» **STATED PROBLEM**
List all lines in the material below that contain "chart".

» **RECORDS TO PROCESS**
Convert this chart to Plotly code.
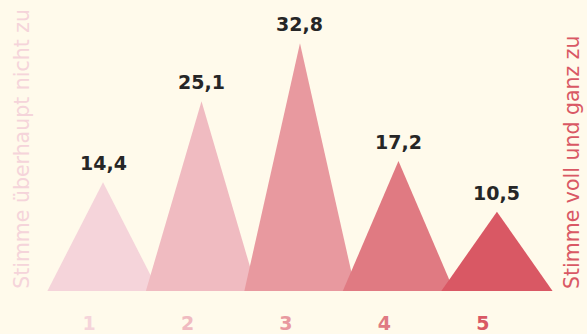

...

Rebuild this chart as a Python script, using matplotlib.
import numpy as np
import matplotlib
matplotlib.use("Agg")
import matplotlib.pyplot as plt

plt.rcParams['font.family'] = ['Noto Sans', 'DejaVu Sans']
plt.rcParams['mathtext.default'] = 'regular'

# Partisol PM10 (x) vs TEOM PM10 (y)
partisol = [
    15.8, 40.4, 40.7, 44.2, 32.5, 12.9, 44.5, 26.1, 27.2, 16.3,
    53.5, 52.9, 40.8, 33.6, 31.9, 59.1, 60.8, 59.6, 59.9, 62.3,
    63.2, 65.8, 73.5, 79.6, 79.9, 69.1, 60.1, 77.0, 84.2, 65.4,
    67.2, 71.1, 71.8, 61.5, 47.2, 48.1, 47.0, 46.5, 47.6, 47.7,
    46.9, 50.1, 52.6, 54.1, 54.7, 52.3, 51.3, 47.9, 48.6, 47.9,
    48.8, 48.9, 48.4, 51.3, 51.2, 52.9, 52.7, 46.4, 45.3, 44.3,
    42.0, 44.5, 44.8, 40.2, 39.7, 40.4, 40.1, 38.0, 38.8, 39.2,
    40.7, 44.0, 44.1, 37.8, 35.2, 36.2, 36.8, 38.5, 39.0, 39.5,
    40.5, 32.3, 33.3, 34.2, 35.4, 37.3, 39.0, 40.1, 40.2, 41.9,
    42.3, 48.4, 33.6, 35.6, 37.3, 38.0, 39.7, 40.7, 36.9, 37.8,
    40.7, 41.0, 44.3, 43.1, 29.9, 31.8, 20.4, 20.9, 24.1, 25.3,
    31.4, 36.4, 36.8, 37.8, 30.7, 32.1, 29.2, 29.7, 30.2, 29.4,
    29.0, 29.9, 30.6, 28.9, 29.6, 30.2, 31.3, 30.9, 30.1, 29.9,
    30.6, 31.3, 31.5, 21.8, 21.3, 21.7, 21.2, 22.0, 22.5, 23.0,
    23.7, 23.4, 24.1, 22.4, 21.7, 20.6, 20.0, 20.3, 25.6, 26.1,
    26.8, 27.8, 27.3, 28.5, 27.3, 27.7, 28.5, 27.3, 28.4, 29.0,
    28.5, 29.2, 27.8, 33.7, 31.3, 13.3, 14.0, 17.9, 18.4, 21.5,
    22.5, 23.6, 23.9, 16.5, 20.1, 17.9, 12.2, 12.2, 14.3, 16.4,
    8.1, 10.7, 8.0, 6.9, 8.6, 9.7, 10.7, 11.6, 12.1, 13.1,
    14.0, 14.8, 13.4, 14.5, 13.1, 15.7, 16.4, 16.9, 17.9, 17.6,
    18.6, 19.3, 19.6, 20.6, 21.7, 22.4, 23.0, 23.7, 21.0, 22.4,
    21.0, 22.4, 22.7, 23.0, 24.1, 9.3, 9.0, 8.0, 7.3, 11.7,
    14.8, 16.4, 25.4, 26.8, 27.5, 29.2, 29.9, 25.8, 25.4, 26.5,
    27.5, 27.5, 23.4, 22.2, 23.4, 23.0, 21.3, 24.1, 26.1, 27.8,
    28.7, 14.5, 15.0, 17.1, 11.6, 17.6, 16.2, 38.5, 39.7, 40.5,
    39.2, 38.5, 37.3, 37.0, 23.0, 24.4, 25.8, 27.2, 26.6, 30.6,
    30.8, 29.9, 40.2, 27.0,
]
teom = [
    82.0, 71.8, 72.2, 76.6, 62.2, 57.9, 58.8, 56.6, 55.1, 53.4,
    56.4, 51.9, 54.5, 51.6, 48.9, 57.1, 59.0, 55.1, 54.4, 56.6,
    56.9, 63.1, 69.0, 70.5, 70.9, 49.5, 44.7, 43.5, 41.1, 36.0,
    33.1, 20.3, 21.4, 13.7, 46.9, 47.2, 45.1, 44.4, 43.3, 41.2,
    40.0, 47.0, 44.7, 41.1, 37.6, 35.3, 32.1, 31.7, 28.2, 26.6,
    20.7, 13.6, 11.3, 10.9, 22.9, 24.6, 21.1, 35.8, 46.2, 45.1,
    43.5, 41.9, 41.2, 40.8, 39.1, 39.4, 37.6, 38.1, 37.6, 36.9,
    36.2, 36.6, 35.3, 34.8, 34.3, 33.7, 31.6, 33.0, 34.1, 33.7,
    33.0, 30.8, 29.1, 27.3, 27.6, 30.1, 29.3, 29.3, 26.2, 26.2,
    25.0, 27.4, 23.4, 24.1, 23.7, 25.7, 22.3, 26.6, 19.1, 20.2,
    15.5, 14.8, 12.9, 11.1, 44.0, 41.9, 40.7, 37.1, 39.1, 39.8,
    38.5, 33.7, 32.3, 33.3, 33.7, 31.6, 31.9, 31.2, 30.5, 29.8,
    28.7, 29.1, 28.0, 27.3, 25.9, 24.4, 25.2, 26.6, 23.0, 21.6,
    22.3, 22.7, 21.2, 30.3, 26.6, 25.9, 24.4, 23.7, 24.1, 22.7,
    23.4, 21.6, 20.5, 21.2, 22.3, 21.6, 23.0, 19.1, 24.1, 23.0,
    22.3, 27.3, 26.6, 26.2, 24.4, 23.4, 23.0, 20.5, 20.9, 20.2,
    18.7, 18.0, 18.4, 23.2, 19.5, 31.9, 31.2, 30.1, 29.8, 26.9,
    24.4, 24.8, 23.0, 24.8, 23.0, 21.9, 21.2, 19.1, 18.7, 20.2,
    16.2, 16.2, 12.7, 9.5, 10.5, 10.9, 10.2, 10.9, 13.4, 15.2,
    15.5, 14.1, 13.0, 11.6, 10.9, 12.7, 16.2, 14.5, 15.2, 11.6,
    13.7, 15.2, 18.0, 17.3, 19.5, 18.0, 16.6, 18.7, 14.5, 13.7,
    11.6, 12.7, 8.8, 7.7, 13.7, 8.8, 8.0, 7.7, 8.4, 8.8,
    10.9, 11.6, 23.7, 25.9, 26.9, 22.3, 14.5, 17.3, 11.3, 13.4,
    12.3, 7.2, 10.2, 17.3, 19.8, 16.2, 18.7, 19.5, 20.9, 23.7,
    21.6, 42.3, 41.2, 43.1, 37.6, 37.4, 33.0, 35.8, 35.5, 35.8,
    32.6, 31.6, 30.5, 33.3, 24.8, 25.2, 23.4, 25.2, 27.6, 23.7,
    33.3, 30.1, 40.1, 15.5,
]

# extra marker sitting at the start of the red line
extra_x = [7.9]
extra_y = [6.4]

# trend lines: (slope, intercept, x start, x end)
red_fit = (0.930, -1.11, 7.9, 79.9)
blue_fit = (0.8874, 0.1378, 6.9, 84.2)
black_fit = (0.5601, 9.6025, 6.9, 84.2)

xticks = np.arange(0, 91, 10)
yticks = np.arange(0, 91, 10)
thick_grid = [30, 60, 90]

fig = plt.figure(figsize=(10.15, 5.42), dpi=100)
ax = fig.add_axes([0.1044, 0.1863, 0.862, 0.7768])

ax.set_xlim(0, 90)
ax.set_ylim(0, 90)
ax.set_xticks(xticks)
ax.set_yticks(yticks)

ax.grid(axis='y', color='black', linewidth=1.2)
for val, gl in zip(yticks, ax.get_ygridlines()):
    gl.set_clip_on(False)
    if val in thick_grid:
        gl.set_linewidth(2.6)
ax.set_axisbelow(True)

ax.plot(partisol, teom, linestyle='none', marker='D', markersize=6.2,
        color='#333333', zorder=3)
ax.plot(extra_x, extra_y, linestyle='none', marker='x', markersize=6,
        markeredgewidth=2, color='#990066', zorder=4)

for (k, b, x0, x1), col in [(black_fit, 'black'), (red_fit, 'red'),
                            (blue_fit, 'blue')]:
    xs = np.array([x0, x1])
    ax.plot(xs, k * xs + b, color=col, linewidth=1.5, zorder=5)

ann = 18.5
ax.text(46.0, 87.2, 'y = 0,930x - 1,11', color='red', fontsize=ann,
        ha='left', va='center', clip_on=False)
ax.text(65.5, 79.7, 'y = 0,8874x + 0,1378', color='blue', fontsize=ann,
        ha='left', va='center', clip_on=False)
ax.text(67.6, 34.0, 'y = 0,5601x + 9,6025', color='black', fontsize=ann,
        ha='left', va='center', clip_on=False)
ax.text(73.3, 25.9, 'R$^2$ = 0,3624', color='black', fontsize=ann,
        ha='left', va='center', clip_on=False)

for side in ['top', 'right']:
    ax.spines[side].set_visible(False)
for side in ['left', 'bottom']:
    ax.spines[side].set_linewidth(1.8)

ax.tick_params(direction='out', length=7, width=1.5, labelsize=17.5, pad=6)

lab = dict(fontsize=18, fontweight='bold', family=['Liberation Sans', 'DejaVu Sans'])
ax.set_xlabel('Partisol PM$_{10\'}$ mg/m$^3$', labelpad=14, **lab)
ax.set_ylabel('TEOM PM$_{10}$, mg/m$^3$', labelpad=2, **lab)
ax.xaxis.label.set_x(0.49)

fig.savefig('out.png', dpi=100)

» **OUTPUT OF THE EXERCISE**
Convert this chart to Plotly code.
Rebuild this chart as a Python script, using matplotlib.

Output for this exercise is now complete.